Key CSA terms for TRS desks:

  • Threshold and minimum transfer amount — uncollateralized exposure cushion before margin calls.
  • Independent amount — upfront margin for weaker credits (similar to initial margin on cleared swaps).
  • Eligible collateral — cash (USD, EUR) vs government bonds; haircuts on non-cash.
  • Rehypothecation rights — whether the dealer can reuse posted collateral (receiver should limit for bond TRS).

Post-2008, many asset managers diversify TRS across three to five dealers and cap single-name counterparty exposure at 10–15% of fund NAV. Central clearing exists for some index TRS in certain jurisdictions, but bespoke bond baskets remain overwhelmingly bilateral.

Harbor Capital leveraged credit sleeve refactor

Before: Harbor's opportunistic credit fund bought cash BB bonds, funded each lot in overnight repo, and tracked 47 ISINs across three custodians. Operational cost ran $1.8 million annually; regulatory leverage reporting triggered quarterly limit breaches when repo haircuts spiked in March 2025.

Structure: Harbor novated physical holdings to a dealer counterparty and re-established exposure via a two-year bond basket TRS referencing the same 47 ISINs (notional $380 million, receiver). Financing leg: compounded SOFR + 72 bps, monthly reset on price return, coupon pass-through on payment dates. CSA: two-way, zero threshold, daily USD cash margin.

Execution: Basket marks use TRACE mid with fallback to dealer matrix. Disputes on illiquid names resolve via third-party pricing service within T+1. Harbor retained a substitution clause allowing ISIN swaps when bonds mature or fall below BB rating — critical for multi-year TRS.

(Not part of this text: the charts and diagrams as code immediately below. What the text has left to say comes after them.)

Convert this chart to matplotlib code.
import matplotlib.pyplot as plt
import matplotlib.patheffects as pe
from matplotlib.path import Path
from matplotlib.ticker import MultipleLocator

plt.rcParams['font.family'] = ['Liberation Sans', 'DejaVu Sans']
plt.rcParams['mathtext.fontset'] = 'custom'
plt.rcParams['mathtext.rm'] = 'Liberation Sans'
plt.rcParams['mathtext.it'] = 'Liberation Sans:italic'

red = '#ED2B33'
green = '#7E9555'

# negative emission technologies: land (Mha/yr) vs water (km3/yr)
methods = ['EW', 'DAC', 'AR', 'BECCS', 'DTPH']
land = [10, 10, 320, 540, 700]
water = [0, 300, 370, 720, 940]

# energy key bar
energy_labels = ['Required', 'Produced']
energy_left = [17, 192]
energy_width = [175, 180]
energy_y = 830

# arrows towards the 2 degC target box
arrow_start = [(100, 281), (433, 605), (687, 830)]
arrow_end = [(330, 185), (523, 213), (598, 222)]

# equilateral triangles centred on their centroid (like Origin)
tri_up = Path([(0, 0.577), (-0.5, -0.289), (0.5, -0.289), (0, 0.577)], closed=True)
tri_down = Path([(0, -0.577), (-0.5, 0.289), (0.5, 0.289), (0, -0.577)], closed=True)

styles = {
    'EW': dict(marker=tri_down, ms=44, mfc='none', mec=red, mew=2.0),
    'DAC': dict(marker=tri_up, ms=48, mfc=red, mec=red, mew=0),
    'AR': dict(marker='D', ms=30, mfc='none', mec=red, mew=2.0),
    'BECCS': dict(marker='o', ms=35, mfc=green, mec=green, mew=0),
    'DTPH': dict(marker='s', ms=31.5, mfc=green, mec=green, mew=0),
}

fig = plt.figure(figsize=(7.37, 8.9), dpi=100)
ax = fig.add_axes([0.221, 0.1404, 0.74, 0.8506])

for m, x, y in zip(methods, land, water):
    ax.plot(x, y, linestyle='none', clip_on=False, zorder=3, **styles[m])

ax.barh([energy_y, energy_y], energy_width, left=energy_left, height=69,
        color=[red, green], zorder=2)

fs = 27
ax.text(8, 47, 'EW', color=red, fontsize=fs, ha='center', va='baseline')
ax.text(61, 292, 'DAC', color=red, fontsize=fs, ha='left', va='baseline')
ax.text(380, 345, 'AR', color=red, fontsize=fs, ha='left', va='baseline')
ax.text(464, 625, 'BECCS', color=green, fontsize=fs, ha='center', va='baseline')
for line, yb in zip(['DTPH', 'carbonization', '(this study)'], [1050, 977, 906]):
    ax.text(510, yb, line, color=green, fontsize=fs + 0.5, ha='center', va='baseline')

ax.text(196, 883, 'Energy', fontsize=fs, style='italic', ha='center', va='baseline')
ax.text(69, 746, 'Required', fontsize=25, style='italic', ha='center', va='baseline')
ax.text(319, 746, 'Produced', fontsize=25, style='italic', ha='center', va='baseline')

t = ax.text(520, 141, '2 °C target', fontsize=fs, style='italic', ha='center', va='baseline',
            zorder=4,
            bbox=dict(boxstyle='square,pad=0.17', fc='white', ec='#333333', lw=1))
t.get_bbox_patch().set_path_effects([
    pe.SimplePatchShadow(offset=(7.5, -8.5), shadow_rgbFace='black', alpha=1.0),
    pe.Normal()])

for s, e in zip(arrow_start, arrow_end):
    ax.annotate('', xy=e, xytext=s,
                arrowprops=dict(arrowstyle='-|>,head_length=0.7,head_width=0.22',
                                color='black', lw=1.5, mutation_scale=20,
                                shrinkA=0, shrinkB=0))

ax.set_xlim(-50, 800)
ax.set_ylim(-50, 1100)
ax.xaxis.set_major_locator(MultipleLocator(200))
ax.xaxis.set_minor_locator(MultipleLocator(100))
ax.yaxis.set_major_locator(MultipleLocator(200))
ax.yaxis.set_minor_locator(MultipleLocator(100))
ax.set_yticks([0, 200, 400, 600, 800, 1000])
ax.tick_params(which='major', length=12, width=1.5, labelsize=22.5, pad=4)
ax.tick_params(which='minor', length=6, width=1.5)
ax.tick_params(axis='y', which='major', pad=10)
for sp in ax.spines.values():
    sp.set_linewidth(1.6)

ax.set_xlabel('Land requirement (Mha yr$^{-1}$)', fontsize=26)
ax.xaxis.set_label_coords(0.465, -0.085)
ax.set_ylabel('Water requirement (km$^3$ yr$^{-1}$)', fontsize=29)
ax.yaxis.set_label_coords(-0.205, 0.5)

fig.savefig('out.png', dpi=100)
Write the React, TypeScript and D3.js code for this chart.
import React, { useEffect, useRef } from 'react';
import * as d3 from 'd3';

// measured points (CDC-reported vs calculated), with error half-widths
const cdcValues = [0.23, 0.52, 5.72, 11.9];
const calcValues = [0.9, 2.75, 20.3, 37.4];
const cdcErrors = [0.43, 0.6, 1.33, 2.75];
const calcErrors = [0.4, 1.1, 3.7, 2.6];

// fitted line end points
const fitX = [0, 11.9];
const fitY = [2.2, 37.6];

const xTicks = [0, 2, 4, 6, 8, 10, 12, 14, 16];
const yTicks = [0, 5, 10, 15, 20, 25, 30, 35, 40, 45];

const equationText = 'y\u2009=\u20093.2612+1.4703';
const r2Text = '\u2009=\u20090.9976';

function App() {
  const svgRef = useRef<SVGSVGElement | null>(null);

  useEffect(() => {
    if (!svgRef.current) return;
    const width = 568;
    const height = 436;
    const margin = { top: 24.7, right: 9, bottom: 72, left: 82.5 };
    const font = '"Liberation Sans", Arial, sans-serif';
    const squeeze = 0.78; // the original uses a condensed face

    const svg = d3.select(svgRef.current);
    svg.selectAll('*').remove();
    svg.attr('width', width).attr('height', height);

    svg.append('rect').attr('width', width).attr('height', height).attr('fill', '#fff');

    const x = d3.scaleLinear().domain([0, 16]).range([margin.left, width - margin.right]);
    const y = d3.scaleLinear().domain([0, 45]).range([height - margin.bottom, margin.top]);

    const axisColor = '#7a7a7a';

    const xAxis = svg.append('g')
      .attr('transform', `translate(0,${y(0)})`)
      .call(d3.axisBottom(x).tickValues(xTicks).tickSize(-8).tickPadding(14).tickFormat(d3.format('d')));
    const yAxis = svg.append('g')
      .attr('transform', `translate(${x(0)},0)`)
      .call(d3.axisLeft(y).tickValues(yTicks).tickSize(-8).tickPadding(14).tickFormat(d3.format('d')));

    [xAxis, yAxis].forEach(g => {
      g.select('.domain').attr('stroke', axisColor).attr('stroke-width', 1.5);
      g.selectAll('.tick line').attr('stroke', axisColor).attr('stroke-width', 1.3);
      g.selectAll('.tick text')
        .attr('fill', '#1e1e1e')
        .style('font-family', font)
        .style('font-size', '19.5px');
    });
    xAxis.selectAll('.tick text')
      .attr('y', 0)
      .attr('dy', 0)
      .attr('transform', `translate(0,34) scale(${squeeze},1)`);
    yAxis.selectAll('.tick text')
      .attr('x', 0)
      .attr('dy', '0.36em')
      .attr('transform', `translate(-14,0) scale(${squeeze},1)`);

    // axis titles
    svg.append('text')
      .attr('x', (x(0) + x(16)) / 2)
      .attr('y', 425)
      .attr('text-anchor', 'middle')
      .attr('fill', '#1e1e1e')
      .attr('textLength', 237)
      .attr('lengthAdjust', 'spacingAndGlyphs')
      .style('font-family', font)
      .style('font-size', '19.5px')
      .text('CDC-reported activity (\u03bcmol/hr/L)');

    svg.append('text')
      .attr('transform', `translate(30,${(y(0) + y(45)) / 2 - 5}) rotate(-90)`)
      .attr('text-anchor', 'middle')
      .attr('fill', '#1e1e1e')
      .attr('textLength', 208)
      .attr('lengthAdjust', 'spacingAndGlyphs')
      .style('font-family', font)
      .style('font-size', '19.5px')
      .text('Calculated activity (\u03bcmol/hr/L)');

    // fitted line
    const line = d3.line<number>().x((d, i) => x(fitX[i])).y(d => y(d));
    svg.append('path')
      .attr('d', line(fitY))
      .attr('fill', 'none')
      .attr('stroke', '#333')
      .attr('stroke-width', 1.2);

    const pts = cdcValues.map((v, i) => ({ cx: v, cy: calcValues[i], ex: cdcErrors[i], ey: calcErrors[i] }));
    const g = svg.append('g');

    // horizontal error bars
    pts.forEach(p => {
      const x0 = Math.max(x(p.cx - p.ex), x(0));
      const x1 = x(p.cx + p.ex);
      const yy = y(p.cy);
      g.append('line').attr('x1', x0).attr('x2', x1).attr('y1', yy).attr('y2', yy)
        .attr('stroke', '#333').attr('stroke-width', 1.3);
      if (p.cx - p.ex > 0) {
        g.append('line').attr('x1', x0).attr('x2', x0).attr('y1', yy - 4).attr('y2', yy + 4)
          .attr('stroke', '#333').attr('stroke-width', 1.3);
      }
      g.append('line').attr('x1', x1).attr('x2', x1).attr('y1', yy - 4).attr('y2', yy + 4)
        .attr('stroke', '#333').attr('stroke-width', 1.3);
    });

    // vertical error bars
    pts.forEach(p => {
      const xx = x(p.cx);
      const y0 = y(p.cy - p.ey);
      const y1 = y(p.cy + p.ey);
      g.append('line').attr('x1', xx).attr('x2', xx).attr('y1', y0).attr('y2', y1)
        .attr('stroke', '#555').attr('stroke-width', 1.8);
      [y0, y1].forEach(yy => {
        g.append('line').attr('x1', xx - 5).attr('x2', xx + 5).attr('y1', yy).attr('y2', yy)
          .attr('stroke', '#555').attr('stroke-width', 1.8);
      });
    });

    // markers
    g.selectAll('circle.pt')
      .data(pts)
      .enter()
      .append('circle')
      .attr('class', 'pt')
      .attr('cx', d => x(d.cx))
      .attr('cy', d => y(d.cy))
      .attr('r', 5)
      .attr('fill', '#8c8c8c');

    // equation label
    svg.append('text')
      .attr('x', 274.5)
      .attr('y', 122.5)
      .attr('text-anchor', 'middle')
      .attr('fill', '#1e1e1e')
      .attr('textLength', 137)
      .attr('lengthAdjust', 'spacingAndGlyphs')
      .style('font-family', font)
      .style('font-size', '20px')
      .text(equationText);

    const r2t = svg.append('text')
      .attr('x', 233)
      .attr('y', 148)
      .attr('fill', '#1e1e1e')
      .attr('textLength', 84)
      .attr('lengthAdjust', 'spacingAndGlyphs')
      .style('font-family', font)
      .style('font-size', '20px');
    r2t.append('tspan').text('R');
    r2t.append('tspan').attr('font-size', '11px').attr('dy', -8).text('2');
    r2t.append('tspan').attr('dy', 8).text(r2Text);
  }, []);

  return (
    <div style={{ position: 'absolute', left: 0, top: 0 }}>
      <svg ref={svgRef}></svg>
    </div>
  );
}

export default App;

Outcome: Operational costs fell 60%. Economic performance tracked cash bond index within 8 bps annually (financing spread drag). When one dealer widened spreads 30 bps during a credit stress week, Harbor's diversification policy let them novate 40% of notional to a second dealer within 48 hours. The trade-off: ongoing financing spread vs owning bonds outright in a benign repo environment; Harbor models breakeven at SOFR + 55 bps — above that, cash plus repo wins on all-in cost.

Technique decision table

Goal Preferred instrument Why Watch out for
Synthetic long equity index Index TRS or futures TRS for leverage; futures for liquidity and transparency TRS counterparty and financing spread; futures roll cost
Leveraged bond exposure without custody Bond basket TRS Single ISDA, dealer holds inventory Financing spread; basket mark disputes
Short-term funded bond hold Repo + cash bond Cheaper all-in when repo tight Haircut spikes; many ISIN operational load
Hedge credit risk only (no rate) CDS or CDX index Pure credit exposure, no funding leg CDS–cash basis; restructuring events
Convertible arbitrage (bond + short stock) TRS on either leg Flexible delta hedging without borrow Correlation breaks; dividend risk on equity leg
Balance-sheet-efficient long TRS (receiver) Derivative treatment vs asset in some regimes Accounting rules change; leverage still economic
Hard-to-borrow short equity Reverse equity TRS Dealer supplies borrow via swap Recall risk transferred to dealer spread

Common pitfalls

  • Ignoring all-in financing cost — SOFR + spread must be compared to repo all-in on cash bonds; TRS is not automatically cheaper.
  • Ambiguous reference definitions — dividend treatment, corporate actions, and bond default events must be explicit in confirmations.
  • Concentrated counterparty exposure — a single dealer default can wipe uncollateralized MTM; diversify and enforce CSAs.
  • Basket drift — without substitution clauses, maturing bonds leave unintended cash exposure in long-dated TRS.
  • Mark methodology disputes — illiquid bonds without TRACE prints need agreed fallback pricing; disputes freeze margin calls.
  • Regulatory reclassification — synthetic leverage can trigger leverage ratio limits if accounting treats TRS as on-balance-sheet.
  • Tax withholding on dividends — equity TRS may not pass through treaty benefits available to physical holders.

Production checklist

  • Define reference asset or basket ISINs, notional, and valuation source (TRACE, exchange close, index).
  • Negotiate financing spread against repo benchmark; document breakeven analysis.
  • Specify reset frequency, day-count, and dividend/coupon pass-through rules.
  • Execute ISDA Master + Schedule + TRS confirmation; attach equity or bond definitions.
  • Negotiate CSA: threshold, independent amount, eligible collateral, dispute resolution.
  • Model MTM and margin calls under +/- 5% reference price shocks.
  • Include substitution and termination events for rating migration and maturity.
  • Diversify dealers; cap single counterparty exposure as % of NAV.
  • Reconcile monthly: realized return vs financing leg vs physical benchmark.
  • Review annually: TRS vs cash/repo economics as funding markets shift.

Key takeaways

  • TRS transfers total economic return without transferring legal ownership — receiver is synthetically long, payer finances.
  • The financing leg is SOFR plus spread — the all-in cost of synthetic leverage; compare to repo on cash bonds.
  • Equity TRS pass price return and dividends; bond TRS pass coupons, amortization, and price return.
  • CSA collateral is non-negotiable for institutional TRS; counterparty default is the primary tail risk.
  • Harbor Capital cut ops costs 60% by novating 47 cash bonds into a single dealer basket TRS with monthly resets.